Selain itu, menurut caleg Partai Golkar ini, impor gula yang berlebih menyebabkan gula petani tidak laku. Selain banyaknya impor gula konsumsi, impor raw sugar untuk pabrik gula rafinasi setiap tahun selalu berlebih lebih, dua tahun terakhir sekitar 3,2 juta ton pertahun melebihi dari kebutuhan industri makanan dan minuman yang hanya berkisar 2,4 juta ton pertahunnya. Kelebihan ijin impor gula rafinasi ini dapat dipastikan masuk kepasar konsumsi, sehingga gula tani dipastikan mengalami kesulitan masuk ke pasar, bahkan tidak laku karena tidak ada yang menawar karena banyaknya gula rafinasi yang merembes ke pasar.

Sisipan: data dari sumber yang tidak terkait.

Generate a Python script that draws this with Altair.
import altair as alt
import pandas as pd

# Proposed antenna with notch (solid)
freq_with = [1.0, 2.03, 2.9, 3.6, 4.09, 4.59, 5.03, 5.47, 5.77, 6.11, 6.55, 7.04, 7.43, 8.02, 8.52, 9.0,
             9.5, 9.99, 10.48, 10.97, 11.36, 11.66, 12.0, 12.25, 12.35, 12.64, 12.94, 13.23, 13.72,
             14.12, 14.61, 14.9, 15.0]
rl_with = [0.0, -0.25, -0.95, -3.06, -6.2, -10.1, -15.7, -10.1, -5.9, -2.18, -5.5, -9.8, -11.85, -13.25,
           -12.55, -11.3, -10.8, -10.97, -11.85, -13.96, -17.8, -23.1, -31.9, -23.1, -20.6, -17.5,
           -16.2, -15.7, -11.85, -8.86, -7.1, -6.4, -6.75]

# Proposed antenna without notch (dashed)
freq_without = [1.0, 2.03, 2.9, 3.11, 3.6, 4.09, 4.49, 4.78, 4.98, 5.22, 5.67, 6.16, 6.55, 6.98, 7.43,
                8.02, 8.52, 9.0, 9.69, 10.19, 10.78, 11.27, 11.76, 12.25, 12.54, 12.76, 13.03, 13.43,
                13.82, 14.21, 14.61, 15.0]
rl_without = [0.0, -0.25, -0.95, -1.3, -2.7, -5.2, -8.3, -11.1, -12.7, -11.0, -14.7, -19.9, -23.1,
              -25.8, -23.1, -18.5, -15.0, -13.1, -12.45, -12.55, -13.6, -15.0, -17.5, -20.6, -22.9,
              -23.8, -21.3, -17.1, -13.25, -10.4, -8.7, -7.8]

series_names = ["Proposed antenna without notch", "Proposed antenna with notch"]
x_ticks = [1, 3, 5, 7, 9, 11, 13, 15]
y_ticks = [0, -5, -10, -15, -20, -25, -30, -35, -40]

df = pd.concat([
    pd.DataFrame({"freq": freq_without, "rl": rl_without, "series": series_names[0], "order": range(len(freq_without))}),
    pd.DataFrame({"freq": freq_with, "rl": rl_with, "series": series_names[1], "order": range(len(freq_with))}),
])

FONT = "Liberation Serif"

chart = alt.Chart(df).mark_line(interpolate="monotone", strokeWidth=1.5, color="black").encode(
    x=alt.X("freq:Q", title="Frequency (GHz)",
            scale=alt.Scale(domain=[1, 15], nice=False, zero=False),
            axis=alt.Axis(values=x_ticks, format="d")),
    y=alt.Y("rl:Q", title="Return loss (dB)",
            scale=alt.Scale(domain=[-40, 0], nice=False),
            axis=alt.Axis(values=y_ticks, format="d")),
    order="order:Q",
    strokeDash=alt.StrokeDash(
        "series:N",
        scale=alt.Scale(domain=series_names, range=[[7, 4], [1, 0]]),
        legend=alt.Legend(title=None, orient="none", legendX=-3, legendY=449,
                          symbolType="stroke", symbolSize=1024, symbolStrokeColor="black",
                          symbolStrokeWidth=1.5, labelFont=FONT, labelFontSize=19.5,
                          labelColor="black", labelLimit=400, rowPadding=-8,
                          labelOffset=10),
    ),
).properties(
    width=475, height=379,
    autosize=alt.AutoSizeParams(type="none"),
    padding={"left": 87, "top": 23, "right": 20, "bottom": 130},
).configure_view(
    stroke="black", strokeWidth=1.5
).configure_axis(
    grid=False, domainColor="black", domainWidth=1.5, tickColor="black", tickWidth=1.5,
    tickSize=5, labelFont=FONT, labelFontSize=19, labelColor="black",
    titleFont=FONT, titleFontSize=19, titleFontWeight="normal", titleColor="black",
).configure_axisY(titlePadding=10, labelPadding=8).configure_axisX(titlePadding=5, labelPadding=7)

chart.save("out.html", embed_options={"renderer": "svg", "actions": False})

Mengenai rembesan gula rafinasi di pasar gula konsumsi, Soemitro menduga dapat dilakukan oleh pabrik gula rafinasi maupun oleh perusahan makanan dan minuman. Dugaan tersebut semakin diperkuat dengan adanya berita dimedia yang mengatakan Kementerian Perdagangan mencabut izin usaha 6 perusahaan makanan dan minuman (mamin) sepanjang 2018 yang berlokasi di Jabodetabek, Yogyakarta, Jawa Tengah, dan sekitarnya. Tindakan Kementerian Perdagangan tersebut juga merupakan respon terhadap keluhan-keluhan dari petani tebu karena banyaknya gula rafinasi yang beredar di pasar. Selain penindakan seperti itu, Kementerian Perdagangan juga harus membatasi impor raw sugar gula rafinasi sesuai dengan kebutuhan industri.

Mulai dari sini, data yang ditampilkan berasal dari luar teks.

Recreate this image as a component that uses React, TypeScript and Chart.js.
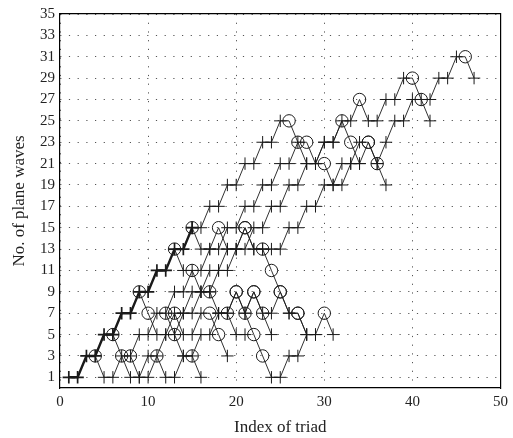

Kondisi ini diperparah dengan dikeluarkannya ijin impor untuk gula konsumsi di tahun 2016,2017,2018 yang nyata-nyata melebihi kebutuhan konsumsi. Menurut Soemitro, pemerintah dalam mengambil kebijakan impor gula baik itu GKP maupun GKR harus sesuai dengan jumlah kebutuhan, sehingga petani tidak dirugikan dengan banjirnya gula impor seperti sekarang.
Menurut Soemitro, kebijakan pemerintah menunjuk Bulog membeli gula tani musim giling 2018 belum menyelesaikan masalah, karena disamping harga yang dipatok Rp.9.700 per Kg tersebut masih dibawah BPP petani yang Rp.10.500,-per Kg, maka pembelian Bulog yang hanya untuk para petani di wilayah kerja PG BUMN (itupun tidak seluruhnya) sangat tidak adil bagi petani di wilayah PG Swasta yang notabennya sama-sama petani Indonesia namun tidak dibeli Bulog. Ditengarai karena gula yang dibeli BULOG juga sulit masuk ke pasar maka sepertinya akan dijual dibawah harga Rp.9700,- dan bila hal ini benar, maka akan lebih menghancurkan harga jual gula tani yang sampai hari ini masih belum ada yang membeli termasuk bagi petani di wilayah PG BMUN ada juga yang belum terbeli BULOG.
Soemitro mengatakan saat ini awal tahun 2019 masa pemeliharaan tanaman tebu, petani tebu menatap masa depan dengan waswas. Menurut Soemitro pertanyaannya hidup atau matikah industri gula nasional yang ditopang petani tebu lokal. Dengan penuh kecemasan masa depan petani tebu, Soemitro mengungkapkan dimana cita-cita swasembada gula nasional dan kedaulatan pangan Negeri ini.